▶ [WRITTEN REQUEST] Return the lines below exactly, from the first line to the line that contains "import pandas as pd". Leave out pictures.

▶ [RECORDED DATA]
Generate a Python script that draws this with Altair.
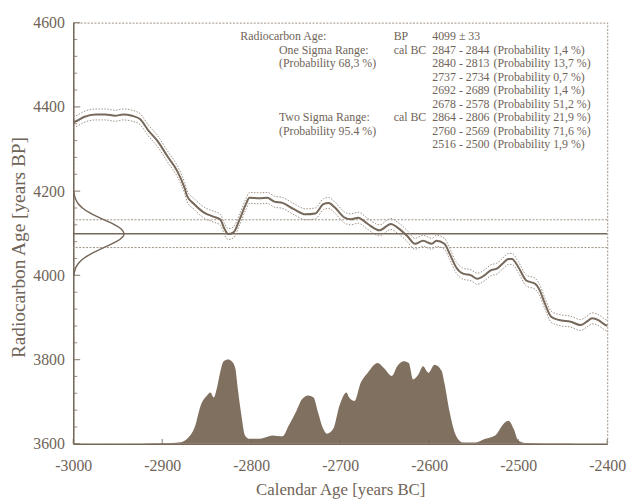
import altair as alt
import pandas as pd

# ---------------- data ----------------
CURVE_YEARS = [-3000, -2997, -2988, -2975, -2964, -2953, -2944, -2934, -2925, -2916, -2905,
               -2894, -2883, -2875, -2872, -2864, -2853, -2842, -2835, -2830, -2826, -2820,
               -2813, -2806, -2802, -2791, -2782, -2774, -2765, -2752, -2739, -2728, -2719,
               -2713, -2706, -2695, -2688, -2680, -2669, -2656, -2643, -2636, -2625, -2616,
               -2607, -2597, -2592, -2583, -2577, -2570, -2562, -2553, -2546, -2538, -2531,
               -2524, -2518, -2511, -2507, -2500, -2491, -2481, -2476, -2470, -2463, -2454,
               -2441, -2430, -2423, -2417, -2410, -2404, -2400]
CURVE_BP = [4364, 4366, 4376, 4382, 4382, 4379, 4382, 4379, 4371, 4345, 4318,
            4282, 4247, 4208, 4188, 4169, 4149, 4139, 4133, 4110, 4098, 4102,
            4133, 4169, 4184, 4183, 4184, 4175, 4172, 4157, 4145, 4147, 4169,
            4172, 4161, 4137, 4133, 4137, 4122, 4107, 4122, 4114, 4094, 4075,
            4082, 4075, 4082, 4075, 4051, 4020, 4004, 4000, 3992, 4000, 4012,
            4016, 4027, 4039, 4039, 4020, 3988, 3980, 3965, 3933, 3902, 3894,
            3890, 3882, 3890, 3898, 3894, 3885, 3880]
CURVE_SIGMA = 13

MEAN_BP = 4099
ERR_BP = 33

GAUSS_BP = [4000, 4010, 4020, 4030, 4040, 4050, 4060, 4070, 4080, 4090, 4099,
            4110, 4120, 4130, 4140, 4150, 4160, 4170, 4180, 4190, 4200]
GAUSS_YEARS = [-2999.4, -2998.5, -2996.8, -2993.6, -2988.5, -2981.1, -2971.6, -2961.3,
               -2951.7, -2945.1, -2943.0, -2946.1, -2953.4, -2963.3, -2973.7, -2982.7,
               -2989.7, -2994.4, -2997.2, -2998.7, -2999.5]

PROB_YEARS = [-2920, -2890, -2879, -2872, -2863, -2857, -2850, -2846, -2842, -2839, -2835,
              -2831, -2826, -2822, -2818, -2815, -2811, -2807, -2802, -2791, -2780, -2776,
              -2765, -2758, -2750, -2743, -2736, -2730, -2725, -2719, -2715, -2708, -2701,
              -2693, -2690, -2684, -2677, -2669, -2658, -2651, -2642, -2636, -2629, -2623,
              -2618, -2612, -2607, -2601, -2594, -2586, -2583, -2577, -2570, -2562, -2548,
              -2537, -2526, -2515, -2511, -2505, -2500, -2492, -2470, -2440]
PROB_BP = [3601, 3602, 3604, 3612, 3643, 3690, 3714, 3722, 3710, 3729, 3769,
           3796, 3800, 3796, 3780, 3729, 3667, 3620, 3612, 3612, 3618, 3620,
           3618, 3643, 3675, 3706, 3715, 3710, 3675, 3635, 3624, 3635, 3690,
           3722, 3710, 3702, 3745, 3769, 3792, 3780, 3761, 3784, 3796, 3792,
           3753, 3765, 3784, 3769, 3788, 3773, 3745, 3675, 3620, 3603, 3603,
           3612, 3620, 3651, 3655, 3635, 3608, 3602, 3601, 3601]

X_TICKS = [-3000, -2900, -2800, -2700, -2600, -2500, -2400]
Y_MAJOR = [3600, 3800, 4000, 4200, 4400, 4600]
Y_MINOR = [3640, 3680, 3720, 3760, 3840, 3880, 3920, 3960, 4040, 4080, 4120, 4160,
           4240, 4280, 4320, 4360, 4440, 4480, 4520, 4560]

TEXT_A = {0: "Radiocarbon Age:"}
TEXT_B = {1: "One Sigma Range:", 2: "(Probability 68,3 %)",
          6: "Two Sigma Range:", 7: "(Probability 95.4 %)"}
TEXT_C = {0: "BP", 1: "cal BC", 6: "cal BC"}
TEXT_D = {0: "4099 ± 33", 1: "2847 - 2844", 2: "2840 - 2813", 3: "2737 - 2734",
          4: "2692 - 2689", 5: "2678 - 2578", 6: "2864 - 2806", 7: "2760 - 2569",
          8: "2516 - 2500"}
TEXT_E = {1: "(Probability 1,4 %)", 2: "(Probability 13,7 %)", 3: "(Probability 0,7 %)",
          4: "(Probability 1,4 %)", 5: "(Probability 51,2 %)", 6: "(Probability 21,9 %)",
          7: "(Probability 71,6 %)", 8: "(Probability 1,9 %)"}

# ---------------- styling ----------------
W, H = 540, 426
FONT = "Liberation Serif"
INK = "#76685a"
FILL = "#807060"
DOT = "#9d9185"
TXT = "#6f6458"

xs = alt.Scale(domain=[-3000, -2400], nice=False, zero=False)
ys = alt.Scale(domain=[3600, 4600], nice=False, zero=False)

x_axis = alt.Axis(values=X_TICKS, labelExpr="'' + datum.value", ticks=False, tickSize=0,
                  labelPadding=14, labelFont=FONT, labelFontSize=16, labelColor=TXT,
                  labelFlush=False, grid=False, domainColor=INK, domainWidth=1.5,
                  title="Calendar Age [years BC]", titleFont=FONT, titleFontSize=17,
                  titleFontWeight="normal", titleColor=TXT, titleBaseline="alphabetic",
                  titleY=51)
y_axis = alt.Axis(values=Y_MAJOR, labelExpr="'' + datum.value", ticks=False, tickSize=0,
                  labelPadding=9, labelFont=FONT, labelFontSize=16, labelColor=TXT,
                  labelFlush=False, grid=False, domainColor=INK, domainWidth=1.5,
                  title="Radiocarbon Age [years BP]", titleFont=FONT, titleFontSize=19.5,
                  titleFontWeight="normal", titleColor=TXT, titleBaseline="alphabetic",
                  titleAngle=270, titleX=-49, titleY=227, titleAlign="center")


def X(field="year"):
    return alt.X(f"{field}:Q", scale=xs, axis=x_axis)


def Y(field="bp"):
    return alt.Y(f"{field}:Q", scale=ys, axis=y_axis)


curve_df = pd.DataFrame({"year": CURVE_YEARS, "bp": CURVE_BP})
prob_df = pd.DataFrame({"year": PROB_YEARS, "bp": PROB_BP})
gauss_df = pd.DataFrame({"year": GAUSS_YEARS, "bp": GAUSS_BP})
mean_df = pd.DataFrame({"bp": [MEAN_BP]})
err_df = pd.DataFrame({"bp": [MEAN_BP - ERR_BP, MEAN_BP + ERR_BP]})

prob = alt.Chart(prob_df).mark_area(color=FILL, interpolate="monotone", opacity=1).encode(
    x=X(), y=Y(), y2=alt.Y2Datum(3600))

mean_rule = alt.Chart(mean_df).mark_rule(color=INK, strokeWidth=1.6).encode(y=Y())
err_rule = alt.Chart(err_df).mark_rule(color=DOT, strokeWidth=1, strokeDash=[2, 1.5]).encode(y=Y())

band_hi = alt.Chart(curve_df).transform_calculate(
    bp2=f"datum.bp + {CURVE_SIGMA}").mark_line(
    color=DOT, strokeWidth=1, strokeDash=[1.5, 1.5], interpolate="monotone").encode(
    x=X(), y=Y("bp2"))
band_lo = alt.Chart(curve_df).transform_calculate(
    bp2=f"datum.bp - {CURVE_SIGMA}").mark_line(
    color=DOT, strokeWidth=1, strokeDash=[1.5, 1.5], interpolate="monotone").encode(
    x=X(), y=Y("bp2"))
curve = alt.Chart(curve_df).mark_line(color=INK, strokeWidth=2, interpolate="monotone").encode(
    x=X(), y=Y())

gauss = alt.Chart(gauss_df).mark_line(color=INK, strokeWidth=1.5, interpolate="cardinal").encode(
    x=X(), y=Y(), order=alt.Order("bp:Q"))

ytick_major = alt.Chart(pd.DataFrame({"bp": Y_MAJOR})).mark_tick(
    orient="horizontal", color=INK, thickness=1.3).encode(
    y=Y(), x=alt.value(3.5), size=alt.value(7))
ytick_minor = alt.Chart(pd.DataFrame({"bp": Y_MINOR})).mark_tick(
    orient="horizontal", color=INK, thickness=1.1).encode(
    y=Y(), x=alt.value(2), size=alt.value(4))
xtick = alt.Chart(pd.DataFrame({"year": X_TICKS})).mark_tick(
    orient="vertical", color=INK, thickness=1.3).encode(
    x=X(), y=alt.value(H - 2.5), size=alt.value(5))

layers = [prob, err_rule, mean_rule, band_hi, band_lo, curve, gauss,
          ytick_major, ytick_minor, xtick]

COL_X = [169, 208, 324, 363, 425]
ROW_Y0, ROW_DY = 14, 13.65
for cx, col in zip(COL_X, [TEXT_A, TEXT_B, TEXT_C, TEXT_D, TEXT_E]):
    for row, txt in col.items():
        layers.append(
            alt.Chart(pd.DataFrame({"t": [txt]})).mark_text(
                font=FONT, fontSize=12, color=TXT, align="left", baseline="middle").encode(
                text="t:N", x=alt.value(cx), y=alt.value(ROW_Y0 + ROW_DY * row)))

chart = alt.layer(*layers).properties(
    width=W, height=H,
    padding={"left": 66, "top": 12, "right": 20, "bottom": 56},
    autosize=alt.AutoSizeParams(type="none"),
    background="white",
).configure_view(stroke=DOT, strokeDash=[2, 1.5], strokeWidth=1)

chart.save("out.html", embed_options={"renderer": "svg", "actions": False})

▶ [SOLUTION FOR THIS EXERCISE]
Generate a Python script that draws this with Altair.
import altair as alt
import pandas as pd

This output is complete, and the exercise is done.